I’m thrilled to be joining The Book Wars as a self-proclaimed picture book expert – I’m really looking forward to sharing some of my favourite picture books with everyone, and hopefully hearing your thoughts on them as well!
As a children’s librarian, this month’s performing arts theme is right up my alley. Working with kids certainly has an element of performance to it, and children are natural born performers.
Five Finds is a feature I run on my blog where I share five books that suit a given theme. Today we’re looking at dance, dance, dance. Whether your preferred form of movement is hip hop, ballet, or something else entirely, when you feel the rhythm, you just have to dance!
What’s particularly inspiring about these picture books is the diversity of stories they tell. I was easily able to find fantastic picture books featuring dancers of colour, as well as inspiring stories of triumph over adversity, which sadly isn’t always the case with picture books.

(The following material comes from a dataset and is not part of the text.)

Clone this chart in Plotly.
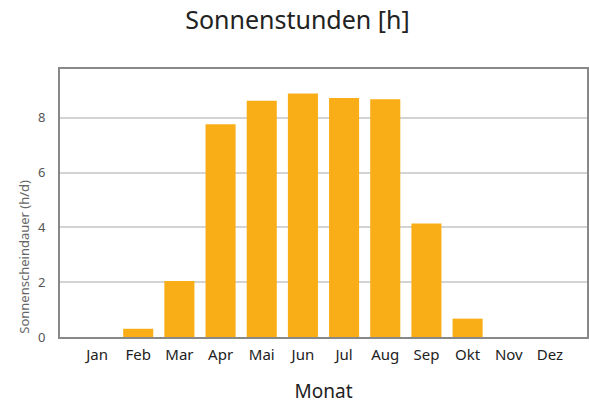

A feisty young girl finds toe-tapping rhythms all around her urban community. The rhythm she discovers quickly spreads, and a lively, diverse cast of characters joins with her in tapping, bopping, clapping, snapping, and laughing to the joyful beat. This fantastic story celebrates the rhythm of life, and encourages readers to find and share the joy in everyday moments and experiences. I Got the Rhythm works beautifully as a vibrant, engaging read-aloud, inviting kids to join in with the finger-snapping, toe-tapping beat. Children will also delight in seeing themselves and their urban environment celebrated in this fun, lively story.

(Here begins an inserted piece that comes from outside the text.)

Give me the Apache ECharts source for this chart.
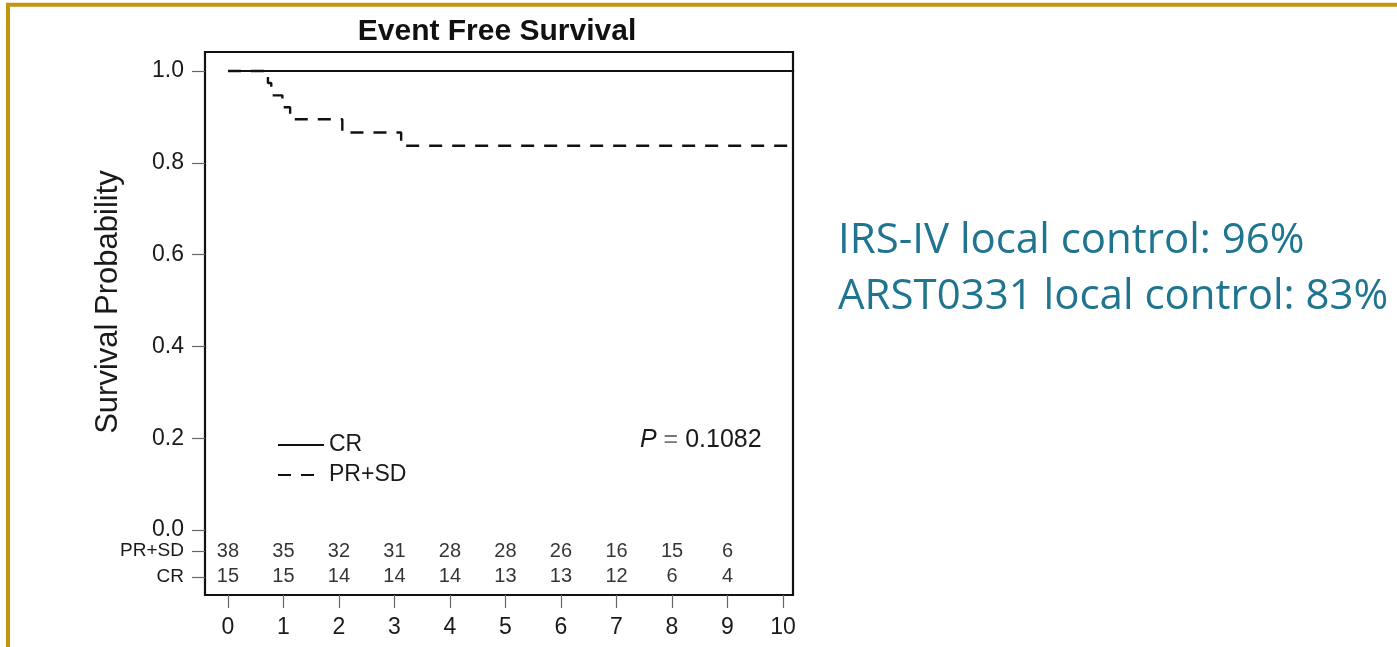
<!DOCTYPE html>
<html>
<head>
<meta charset="utf-8">
<title>Event Free Survival</title>
<script src="https://cdn.jsdelivr.net/npm/echarts@6/dist/echarts.min.js"></script>
<style>
  html, body { margin: 0; padding: 0; background: #ffffff; }
  #chart { width: 1397px; height: 647px; }
</style>
</head>
<body>
<div id="chart"></div>
<script>
// ---- data ----
const xTicks = [0, 1, 2, 3, 4, 5, 6, 7, 8, 9, 10];
const xTickLabels = ['0', '1', '2', '3', '4', '5', '6', '7', '8', '9', '10'];
const yTicks = [0, 0.2, 0.4, 0.6, 0.8, 1.0];
const yTickLabels = ['0.0', '0.2', '0.4', '0.6', '0.8', '1.0'];

// Kaplan-Meier steps (years, survival probability)
const crTimes = [0, 10.2];
const crSurv = [1.0, 1.0];
const prsdTimes = [0, 0.72, 0.78, 0.98, 1.12, 2.06, 3.12, 10.2];
const prsdSurv = [1.0, 0.974, 0.947, 0.921, 0.895, 0.866, 0.837, 0.837];

// numbers at risk
const riskYears = [0, 1, 2, 3, 4, 5, 6, 7, 8, 9];
const riskPRSD = [38, 35, 32, 31, 28, 28, 26, 16, 15, 6];
const riskCR = [15, 15, 14, 14, 14, 13, 13, 12, 6, 4];
const seriesNames = ['CR', 'PR+SD'];

const pValueText = '0.1082';
const sideNotes = ['IRS-IV local control: 96%', 'ARST0331 local control: 83%'];

// ---- layout ----
const ROW_Y = { 'PR+SD': -0.046, 'CR': -0.102 };
const FONT = 'Liberation Sans, Arial, Helvetica, sans-serif';
const NARROW = '"Liberation Sans Narrow", "Arial Narrow", "Liberation Sans", sans-serif';
const INK = '#1a1a1a';

const zip = (xs, ys) => xs.map((x, i) => [x, ys[i]]);
const riskRow = (counts, rowName) =>
  riskYears.map((t, i) => [t, ROW_Y[rowName], counts[i]]);

const yTickValues = yTicks.concat([ROW_Y['PR+SD'], ROW_Y['CR']]);
function yLabel(v) {
  for (let i = 0; i < yTicks.length; i++) {
    if (Math.abs(v - yTicks[i]) < 1e-6) return yTickLabels[i];
  }
  for (const k in ROW_Y) {
    if (Math.abs(v - ROW_Y[k]) < 1e-6) return '{r|' + k + '}';
  }
  return '';
}

const chart = echarts.init(document.getElementById('chart'), null, { renderer: 'canvas' });

const riskLabel = {
  show: true,
  position: 'inside',
  formatter: p => String(p.value[2]),
  color: '#000',
  fontFamily: NARROW,
  fontSize: 20
};

chart.setOption({
  animation: false,
  backgroundColor: '#ffffff',
  grid: {
    left: 205, right: 604, top: 52, bottom: 52,
    show: true, borderColor: '#111', borderWidth: 2.2, backgroundColor: 'transparent'
  },
  xAxis: {
    type: 'value',
    min: -0.414, max: 10.18,
    splitLine: { show: false },
    axisLine: { show: false, onZero: false },
    axisTick: { show: true, inside: false, length: 13, customValues: xTicks,
                lineStyle: { color: '#666', width: 1.2 } },
    axisLabel: { show: true, customValues: xTicks, margin: 21,
                 formatter: v => xTickLabels[xTicks.indexOf(Math.round(v))],
                 color: INK, fontFamily: FONT, fontSize: 23 }
  },
  yAxis: {
    type: 'value',
    min: -0.1416, max: 1.0414,
    splitLine: { show: false },
    axisLine: { show: false, onZero: false },
    axisTick: { show: true, inside: false, length: 13, customValues: yTickValues,
                lineStyle: { color: '#666', width: 1.2 } },
    axisLabel: { show: true, customValues: yTickValues, margin: 21,
                 formatter: yLabel,
                 color: INK, fontFamily: FONT, fontSize: 23,
                 rich: { r: { fontFamily: FONT, fontSize: 19, color: INK } } }
  },
  legend: {
    data: seriesNames,
    orient: 'vertical',
    left: 272, top: 428,
    itemWidth: 46, itemHeight: 14, itemGap: 6,
    itemStyle: { opacity: 0 },
    textStyle: { color: INK, fontFamily: FONT, fontSize: 23, lineHeight: 24 }
  },
  series: [
    {
      name: 'CR', type: 'line', step: 'end', symbol: 'none',
      data: zip(crTimes, crSurv),
      lineStyle: { color: '#111', width: 2.2, type: 'solid' },
      itemStyle: { color: '#111' }
    },
    {
      name: 'PR+SD', type: 'line', step: 'end', symbol: 'none',
      data: zip(prsdTimes, prsdSurv),
      lineStyle: { color: '#111', width: 2.4, type: [13, 10] },
      itemStyle: { color: '#111' }
    },
    {
      name: 'at risk PR+SD', type: 'scatter', symbolSize: 0, silent: true,
      data: riskRow(riskPRSD, 'PR+SD'), label: riskLabel
    },
    {
      name: 'at risk CR', type: 'scatter', symbolSize: 0, silent: true,
      data: riskRow(riskCR, 'CR'), label: riskLabel
    }
  ],
  graphic: [
    {
      type: 'rect', silent: true,
      shape: { x: 8, y: 4.8, width: 1600, height: 900 },
      style: { fill: 'none', stroke: '#C3950F', lineWidth: 4 }
    },
    {
      type: 'text', x: 497, y: 32,
      style: { text: 'Event Free Survival', fill: '#111', font: 'bold 30px ' + FONT,
               align: 'center', verticalAlign: 'middle' }
    },
    {
      type: 'text', x: 108, y: 302, rotation: Math.PI / 2,
      style: { text: 'Survival Probability', fill: INK, font: '31px ' + FONT,
               align: 'center', verticalAlign: 'middle' }
    },
    {
      type: 'text', x: 640, y: 440,
      style: {
        text: '{i|P} {e|=} ' + pValueText,
        fill: INK, font: '25px ' + FONT, verticalAlign: 'middle',
        rich: {
          i: { fontStyle: 'italic', fontFamily: FONT, fontSize: 25, fill: INK },
          e: { fontFamily: FONT, fontSize: 25, fill: '#777' }
        }
      }
    },
    {
      type: 'text', x: 838, y: 241,
      style: { text: sideNotes[0], fill: '#1F7590', font: '42px "Open Sans", Lato, sans-serif',
               verticalAlign: 'middle' }
    },
    {
      type: 'text', x: 838, y: 297,
      style: { text: sideNotes[1], fill: '#1F7590', font: '42px "Open Sans", Lato, sans-serif',
               verticalAlign: 'middle' }
    }
  ]
});
</script>
</body>
</html>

Misty Copeland triumphed over poverty and prejudice to become a soloist with the American Ballet Theater. Everything in her life story seems like something out of a work of fiction – she only started practising ballet at the advanced age of 13, yet managed to achieve a level of success and acclaim that she never could have believed possible as a young African-American girl growing up in the wrong part of town. In this elegant, poetic picture book, Misty speaks directly with a young reader, encouraging her to believe in herself and her potential. Bold, striking collage illustrations capture the fire in Misty’s spirit, and complete this vibrant, powerful story.

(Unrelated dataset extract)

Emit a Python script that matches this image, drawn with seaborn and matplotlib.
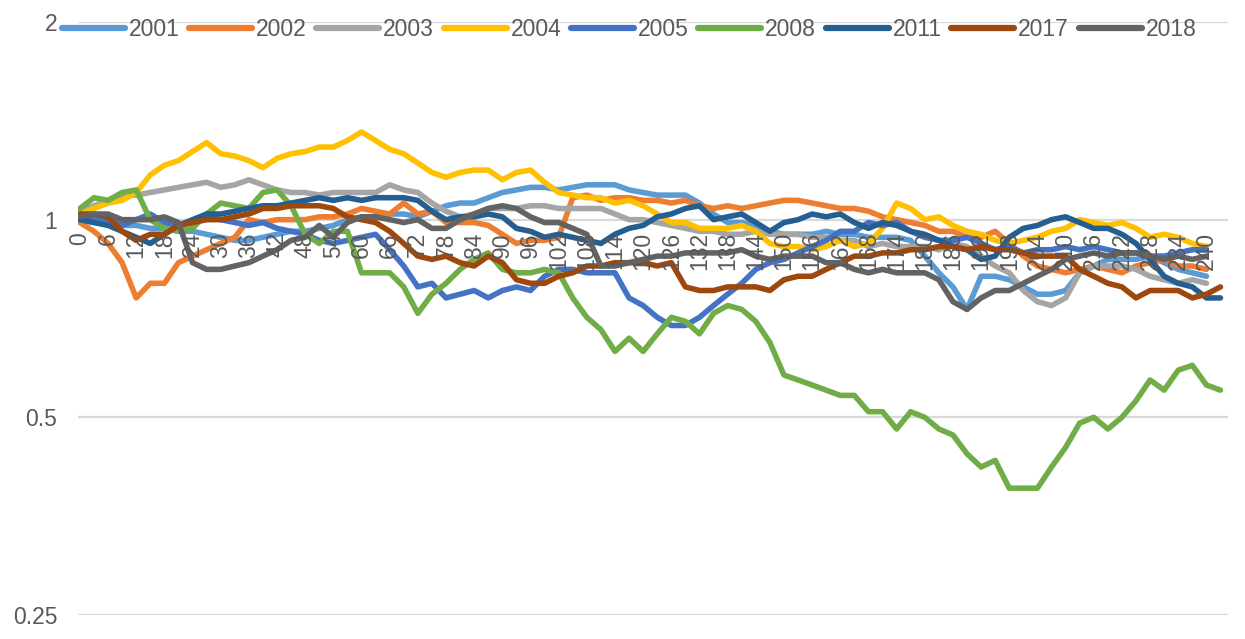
import numpy as np
import pandas as pd
import matplotlib
matplotlib.use("Agg")
import matplotlib.pyplot as plt
from matplotlib.lines import Line2D
from matplotlib.ticker import NullLocator
import seaborn as sns

# ---------------- data (value every 3 trading days, normalised to start) ----------------
years = ["2001", "2002", "2003", "2004", "2005", "2008", "2011", "2017", "2018"]
colors = ["#5B9BD5", "#ED7D31", "#A5A5A5", "#FFC000", "#4472C4",
          "#70AD47", "#255E91", "#9E480E", "#636363"]
step_days = 3

y2001 = [1.00, 0.99, 0.99, 0.98, 0.98, 0.97, 0.97, 0.96, 0.96, 0.95,
         0.94, 0.93, 0.93, 0.94, 0.95, 0.96, 0.96, 0.97, 0.98, 1.00,
         1.01, 1.01, 1.02, 1.02, 1.01, 1.03, 1.05, 1.06, 1.06, 1.08,
         1.10, 1.11, 1.12, 1.12, 1.11, 1.12, 1.13, 1.13, 1.13, 1.11,
         1.10, 1.09, 1.09, 1.09, 1.06, 1.02, 0.99, 0.99, 0.98, 0.96,
         0.95, 0.95, 0.95, 0.96, 0.95, 0.95, 0.94, 0.94, 0.94, 0.93,
         0.88, 0.83, 0.79, 0.73, 0.82, 0.82, 0.81, 0.79, 0.77, 0.77,
         0.78, 0.83, 0.85, 0.87, 0.87, 0.87, 0.88, 0.86, 0.84, 0.83,
         0.82]
y2002 = [0.99, 0.96, 0.92, 0.86, 0.76, 0.80, 0.80, 0.86, 0.88, 0.90,
         0.92, 0.94, 1.00, 0.99, 1.00, 1.00, 1.00, 1.01, 1.01, 1.02,
         1.04, 1.03, 1.02, 1.06, 1.02, 1.03, 0.99, 0.99, 0.99, 0.98,
         0.95, 0.92, 0.93, 0.93, 0.94, 1.08, 1.09, 1.07, 1.08, 1.08,
         1.07, 1.07, 1.06, 1.07, 1.05, 1.04, 1.05, 1.04, 1.05, 1.06,
         1.07, 1.07, 1.06, 1.05, 1.04, 1.04, 1.03, 1.01, 1.00, 0.99,
         0.98, 0.96, 0.96, 0.94, 0.94, 0.96, 0.92, 0.88, 0.85, 0.84,
         0.83, 0.84, 0.85, 0.84, 0.83, 0.85, 0.86, 0.87, 0.85, 0.85,
         0.84]
y2003 = [1.03, 1.05, 1.07, 1.09, 1.09, 1.10, 1.11, 1.12, 1.13, 1.14,
         1.12, 1.13, 1.15, 1.13, 1.11, 1.10, 1.10, 1.09, 1.10, 1.10,
         1.10, 1.10, 1.13, 1.11, 1.10, 1.06, 1.03, 1.01, 1.02, 1.04,
         1.04, 1.04, 1.05, 1.05, 1.04, 1.04, 1.04, 1.04, 1.02, 1.00,
         1.00, 0.99, 0.98, 0.97, 0.96, 0.96, 0.95, 0.95, 0.96, 0.95,
         0.95, 0.95, 0.94, 0.94, 0.93, 0.93, 0.91, 0.92, 0.91, 0.91,
         0.91, 0.90, 0.92, 0.91, 0.88, 0.85, 0.83, 0.78, 0.75, 0.74,
         0.76, 0.83, 0.85, 0.85, 0.85, 0.84, 0.82, 0.81, 0.80, 0.81,
         0.80]
y2004 = [1.02, 1.04, 1.06, 1.07, 1.10, 1.17, 1.21, 1.23, 1.27, 1.31,
         1.26, 1.25, 1.23, 1.20, 1.24, 1.26, 1.27, 1.29, 1.29, 1.32,
         1.36, 1.32, 1.28, 1.26, 1.22, 1.18, 1.16, 1.18, 1.19, 1.19,
         1.15, 1.18, 1.19, 1.14, 1.10, 1.09, 1.08, 1.08, 1.06, 1.07,
         1.05, 1.02, 0.99, 0.99, 0.97, 0.97, 0.97, 0.98, 0.96, 0.92,
         0.91, 0.91, 0.90, 0.91, 0.93, 0.91, 0.92, 0.97, 1.06, 1.04,
         1.00, 1.01, 0.98, 0.96, 0.95, 0.93, 0.92, 0.93, 0.94, 0.96,
         0.97, 1.00, 0.99, 0.98, 0.99, 0.97, 0.94, 0.95, 0.94, 0.92,
         0.91]
y2005 = [1.00, 1.01, 1.00, 0.98, 1.00, 1.02, 0.99, 0.98, 0.99, 1.01,
         1.00, 0.99, 0.98, 0.99, 0.97, 0.96, 0.95, 0.93, 0.92, 0.93,
         0.94, 0.95, 0.90, 0.85, 0.79, 0.80, 0.76, 0.77, 0.78, 0.76,
         0.78, 0.79, 0.78, 0.82, 0.84, 0.84, 0.83, 0.83, 0.83, 0.76,
         0.74, 0.71, 0.69, 0.69, 0.71, 0.74, 0.77, 0.80, 0.84, 0.86,
         0.87, 0.89, 0.91, 0.93, 0.96, 0.96, 0.99, 0.98, 0.99, 0.96,
         0.94, 0.93, 0.93, 0.94, 0.92, 0.90, 0.91, 0.89, 0.90, 0.90,
         0.91, 0.90, 0.91, 0.90, 0.89, 0.89, 0.88, 0.88, 0.89, 0.90,
         0.90]
y2008 = [1.04, 1.08, 1.07, 1.10, 1.11, 1.00, 0.97, 0.96, 0.97, 1.02,
         1.06, 1.05, 1.04, 1.10, 1.11, 1.05, 0.95, 0.92, 0.96, 0.96,
         0.83, 0.83, 0.83, 0.79, 0.72, 0.77, 0.80, 0.84, 0.87, 0.89,
         0.84, 0.83, 0.83, 0.84, 0.83, 0.76, 0.71, 0.68, 0.63, 0.66,
         0.63, 0.67, 0.71, 0.70, 0.67, 0.72, 0.74, 0.73, 0.70, 0.65,
         0.58, 0.57, 0.56, 0.55, 0.54, 0.54, 0.51, 0.51, 0.48, 0.51,
         0.50, 0.48, 0.47, 0.44, 0.42, 0.43, 0.39, 0.39, 0.39, 0.42,
         0.45, 0.49, 0.50, 0.48, 0.50, 0.53, 0.57, 0.55, 0.59, 0.60,
         0.56, 0.55]
y2011 = [1.00, 0.99, 0.98, 0.96, 0.94, 0.92, 0.95, 0.98, 1.00, 1.02,
         1.02, 1.03, 1.04, 1.05, 1.05, 1.06, 1.07, 1.08, 1.07, 1.08,
         1.07, 1.08, 1.08, 1.08, 1.07, 1.03, 1.00, 1.01, 1.01, 1.02,
         1.01, 0.97, 0.96, 0.94, 0.95, 0.94, 0.93, 0.92, 0.95, 0.97,
         0.98, 1.01, 1.02, 1.04, 1.05, 1.00, 1.01, 1.02, 0.99, 0.96,
         0.99, 1.00, 1.02, 1.01, 1.02, 0.99, 0.97, 0.99, 0.98, 0.96,
         0.95, 0.93, 0.91, 0.90, 0.87, 0.88, 0.94, 0.97, 0.98, 1.00,
         1.01, 0.99, 0.97, 0.97, 0.95, 0.92, 0.87, 0.82, 0.80, 0.79,
         0.76, 0.76]
y2017 = [1.02, 1.02, 1.01, 0.96, 0.93, 0.95, 0.95, 0.98, 0.99, 1.00,
         1.00, 1.01, 1.02, 1.04, 1.04, 1.05, 1.05, 1.05, 1.04, 1.01,
         1.00, 0.99, 0.96, 0.92, 0.88, 0.87, 0.88, 0.86, 0.85, 0.88,
         0.86, 0.81, 0.80, 0.80, 0.82, 0.83, 0.85, 0.85, 0.86, 0.86,
         0.86, 0.85, 0.86, 0.79, 0.78, 0.78, 0.79, 0.79, 0.79, 0.78,
         0.81, 0.82, 0.82, 0.84, 0.86, 0.88, 0.88, 0.89, 0.89, 0.90,
         0.90, 0.91, 0.91, 0.90, 0.91, 0.90, 0.90, 0.89, 0.88, 0.88,
         0.88, 0.84, 0.82, 0.80, 0.79, 0.76, 0.78, 0.78, 0.78, 0.76,
         0.77, 0.79]
y2018 = [1.01, 1.02, 1.02, 1.00, 1.00, 1.00, 1.01, 0.99, 0.86, 0.84,
         0.84, 0.85, 0.86, 0.88, 0.90, 0.93, 0.94, 0.98, 0.94, 0.99,
         1.01, 1.01, 1.00, 0.99, 1.00, 0.97, 0.97, 1.00, 1.02, 1.04,
         1.05, 1.04, 1.01, 0.99, 0.99, 0.97, 0.95, 0.85, 0.85, 0.86,
         0.87, 0.88, 0.88, 0.89, 0.89, 0.89, 0.89, 0.90, 0.88, 0.87,
         0.88, 0.88, 0.88, 0.86, 0.86, 0.84, 0.83, 0.84, 0.83, 0.83,
         0.83, 0.81, 0.75, 0.73, 0.76, 0.78, 0.78, 0.80, 0.82, 0.84,
         0.87, 0.88, 0.89, 0.88, 0.89, 0.89, 0.88, 0.87, 0.88, 0.87,
         0.88]

tick_days = list(range(0, 241, 6))
tick_labels = [str(d) for d in tick_days]

series = [y2001, y2002, y2003, y2004, y2005, y2008, y2011, y2017, y2018]

# ---------------- long table for seaborn ----------------
frames = []
for yr, vals in zip(years, series):
    frames.append(pd.DataFrame({
        "day": np.arange(len(vals)) * step_days,
        "value": vals,
        "year": yr,
    }))
df = pd.concat(frames, ignore_index=True)
palette = dict(zip(years, colors))

# ---------------- figure ----------------
sns.set_style("white")
plt.rcParams["font.family"] = ["Liberation Sans", "DejaVu Sans"]

W, H = 1245, 639
fig = plt.figure(figsize=(W / 100, H / 100), dpi=100)
left, right, top, bottom = 78, 1228, 22, 615
ax = fig.add_axes([left / W, 1 - bottom / H, (right - left) / W, (bottom - top) / H])

sns.lineplot(data=df, x="day", y="value", hue="year", hue_order=years,
             palette=palette, linewidth=4.0, estimator=None, sort=False,
             legend=False, ax=ax, solid_joinstyle="round", solid_capstyle="round")

ax.set_yscale("log", base=2)
ax.set_ylim(0.25, 2)
ax.set_xlim(-0.4, 244.6)
ax.set_yticks([0.25, 0.5, 1, 2])
ax.set_yticklabels(["0.25", "0.5", "1", "2"])
ax.yaxis.set_minor_locator(NullLocator())
ax.set_xticks(tick_days)
ax.set_xticklabels(tick_labels)
ax.set_xlabel("")
ax.set_ylabel("")

for s in ax.spines.values():
    s.set_visible(False)
ax.spines["bottom"].set_position(("data", 1))

ax.tick_params(axis="x", length=0, pad=9, labelsize=16.5, labelcolor="#595959",
               labelrotation=90)
ax.tick_params(axis="y", length=0, pad=15, labelsize=16.5, labelcolor="#595959")
ax.grid(axis="y", color="#D9D9D9", linewidth=1.6)
ax.grid(axis="x", visible=False)
ax.set_axisbelow(True)
ax.xaxis.set_zorder(5)

handles = [Line2D([0], [0], color=palette[y], lw=4.5, solid_capstyle="round") for y in years]
fig.legend(handles, years, loc="center", bbox_to_anchor=(629 / W, 1 - 30 / H),
           ncol=9, frameon=False, fontsize=16.5, handlelength=2.75,
           handletextpad=0.17, columnspacing=0.42, labelcolor="#595959",
           borderpad=0, borderaxespad=0)

fig.savefig("out.png", dpi=100)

A young African-American girl in 1950’s Harlem dreams of a life on the stage, longing to become a ballerina. Poverty and prejudice seem destined to crush her dreams, but she is determined to emulate her hero, the pioneering African-American ballet star Janet Collins, the “first Colored prima ballerina”. While the story of the little girl is fictional, Janet Collins was a very real woman, and her success against all odds has inspired countless aspiring young dancers. This gentle, lyrical text will appeal to young ballet aficionados of all backgrounds with its inspiring story of perseverance in the face of adversity.
Emma is a little girl who dreams of being a ballerina when she grows up. Julia is a young woman who is living her dream of being a ballerina. This simple story follows the two main characters along their separate paths as they finally converge in a ballet performance and a special meet and greet after the show. The picture book is notable in that it depicts Julia as a young African-American woman and Emma as a young white girl, though this is never mentioned in the text. The story emphasises the hard work and dedication it takes to succeed as a professional dancer, showcasing the hours of practice that Julia and her friends commit to their art. Being a professional dancer is about more than just having dreams and wearing pretty dresses – it’s about hard work, commitment, endless practice and professionalism, which Julia and her friends have in spades.
This elegant picture book biography follows the life of one of the most brilliant dancers to ever grace the stage – the ethereal Anna Pavlova. Pavlova’s life is another story of triumph over incredible adversity – frail and small, she was born into grinding poverty, and her life seemed destined to be one of never-ending, back-breaking work. But Pavlova had a rare gift for dance that shone through even as a child, and that would one day take her to concert halls around the world. Anna’s story is a sad one, and the book touches delicately on her early and untimely death, but its message is ultimately one of hope. Anna Pavlova beat the odds and lived her passion to the fullest, if only for a short time, which is more than many of us will ever be able to claim.
Are there any dance-themed picture books you would recommend taking a look at? I’d love to add them to my reading list!